Great Meadows is an unincorporated community and census-designated place (CDP) located within Independence Township in Warren County, New Jersey, United States, that was created as part of the 2010 United States Census. As of the 2010 census, the CDP's population was 303.

Until the 2000 United States Census, the CDP was combined as part of the Great Meadows-Vienna CDP. Effective with the 2010 census, the Great Meadows-Vienna CDP was split into its components, Vienna (with a 2010 Census population of 981) and Great Meadows.
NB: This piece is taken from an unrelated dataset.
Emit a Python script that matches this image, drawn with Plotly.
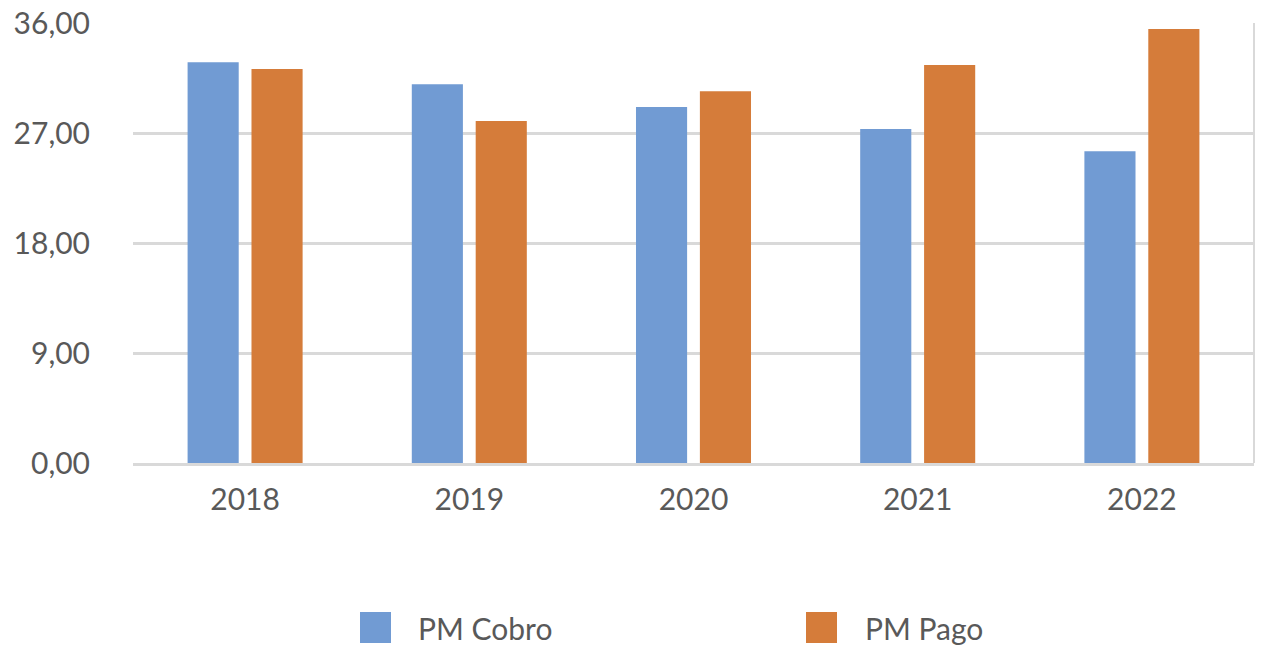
import plotly.graph_objects as go

years = ["2018", "2019", "2020", "2021", "2022"]
pm_cobro = [32.78, 30.98, 29.13, 27.33, 25.50]
pm_pago = [32.24, 27.98, 30.41, 32.56, 35.51]
y_ticks = [0, 9, 18, 27, 36]
series_names = ["PM Cobro", "PM Pago"]
colors = ["#719BD3", "#D57C3A"]

W, H = 1261, 646
L, R, T, B = 133, 7, 23, 183
FONT = "Lato"
TXT = "#595959"

fig = go.Figure()
fig.add_trace(go.Bar(x=years, y=pm_cobro, name=series_names[0], marker=dict(color=colors[0], line=dict(width=0))))
fig.add_trace(go.Bar(x=years, y=pm_pago, name=series_names[1], marker=dict(color=colors[1], line=dict(width=0))))

fig.update_layout(
    width=W, height=H,
    margin=dict(l=L, r=R, t=T, b=B, pad=0, autoexpand=False),
    paper_bgcolor="white", plot_bgcolor="white",
    barmode="group", bargap=0.43, bargroupgap=0.2,
    showlegend=False,
    separators=",.",
    font=dict(family=FONT, size=30, color=TXT),
)
fig.update_yaxes(
    range=[0, 36], tickvals=y_ticks, tickformat=".2f",
    showgrid=True, gridcolor="#D9D9D9", gridwidth=3,
    zeroline=False, showline=False, ticks="",
    ticklabelstandoff=42, fixedrange=True, automargin=False,
)
fig.update_xaxes(
    showgrid=False, showline=True, linecolor="#D9D9D9", linewidth=3,
    ticks="", ticklabelstandoff=8, fixedrange=True, automargin=False,
)
# right border of plot area
fig.add_shape(type="line", xref="paper", yref="paper", x0=1, x1=1, y0=0, y1=1,
              line=dict(color="#D9D9D9", width=2))

# manual legend (large square swatches)
def px_x(px):
    return (px - L) / (W - L - R)

def px_y(py):
    return (H - B - py) / (H - T - B)

legend_items = [(360, 416), (806, 863)]
for (sx, tx), name, c in zip(legend_items, series_names, colors):
    fig.add_shape(type="rect", xref="paper", yref="paper",
                  x0=px_x(sx), x1=px_x(sx + 31), y0=px_y(612), y1=px_y(643),
                  fillcolor=c, line=dict(width=0))
    fig.add_annotation(xref="paper", yref="paper", x=px_x(tx), y=px_y(628),
                       text=name, showarrow=False, xanchor="left", yanchor="middle",
                       font=dict(family=FONT, size=30, color=TXT))

fig.write_html("out.html")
As of the 2000 United States Census, the population of the combined Great Meadows-Vienna CDP was 1,264.

Geography
According to the United States Census Bureau, the CDP had a total area of 1.579 square miles (4.090 km2), including 1.565 square miles (4.054 km2) of land and 0.014 square miles (0.035 km2) of water (0.86%).

Demographics

Census 2000
As of the 2000 United States Census, the population for ZIP Code Tabulation Area 07838 was 3,149.

Census 2010

Notable people

People who were born in, residents of, or otherwise closely associated with Great Meadows include:
 Bobby Caldwell (1951–2023), singer, songwriter, and musician, best known for his signature song "What You Won't Do for Love"
 Cole Kimball (born 1985), pitcher drafted by the Washington Nationals.